This project demonstrates the challenges of data leakage in machine learning, using a sales forecasting dataset. Data leakage can lead to overly optimistic model performance, making it appear as though the model predicts with near-perfect accuracy, while in reality, it utilizes information unavailable during actual predictions.
Through this project, I highlight:
- How data leakage can significantly skew model results.
- Methods to detect and mitigate leakage.
- The importance of critical thinking when interpreting model performance.
-
Data Leakage Identified:
During the development process, I raised concerns about potential data leakage in the dataset. Upon investigation, it became evident that the dataset contained information unavailable at prediction time, leading to artificially inflated performance metrics. -
Dataset Revision:
After reporting this issue, the dataset was revised to remove the leakage. As a result:- The previous results achieved with this notebook cannot be replicated with the updated dataset.
- This notebook serves as an educational example of how leakage can occur and why addressing it is critical.
-
Awareness is Key:
This project underscores the necessity of carefully analyzing datasets to avoid falling into the trap of believing predictions with unrealistic accuracy (e.g., ~100%). Awareness of leakage ensures more robust and generalizable models.
-
Exploratory Data Analysis (EDA):
- Insights into sales trends and patterns.
- Initial preprocessing steps to clean and prepare the data.
-
Machine Learning Models:
- Experimented with 10 different algorithms, including regression and ensemble techniques.
- Compared model performance metrics before and after addressing leakage.
-
Anti-Leakage Practices:
- Demonstrates the use of strict validation strategies.

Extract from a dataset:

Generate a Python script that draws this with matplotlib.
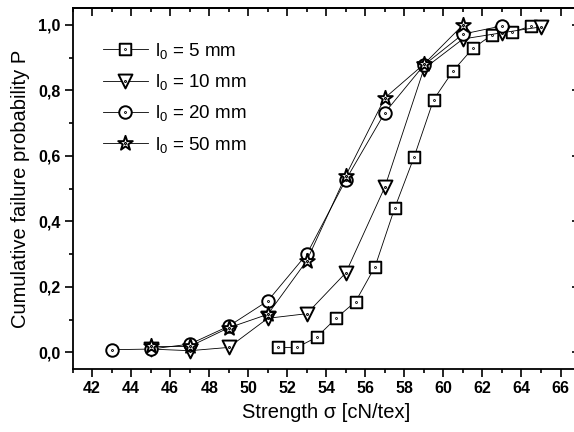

- Highlights the pitfalls of including future information in training datasets.
This notebook is shared to:
- Educate practitioners about the dangers of data leakage.
- Showcase techniques for identifying and addressing leakage.
- Provide a framework for building reliable and realistic forecasting models.
Note: The results from this notebook cannot be replicated with the updated dataset due to the removal of leaked information.
I would like to thank the dataset providers for promptly addressing the leakage issue after it was reported. This proactive step ensures more reliable research and analysis for the community.
- Always critically evaluate datasets for potential issues.
- Validate models rigorously using proper cross-validation techniques.
- Avoid relying solely on high performance metrics; question their validity and context.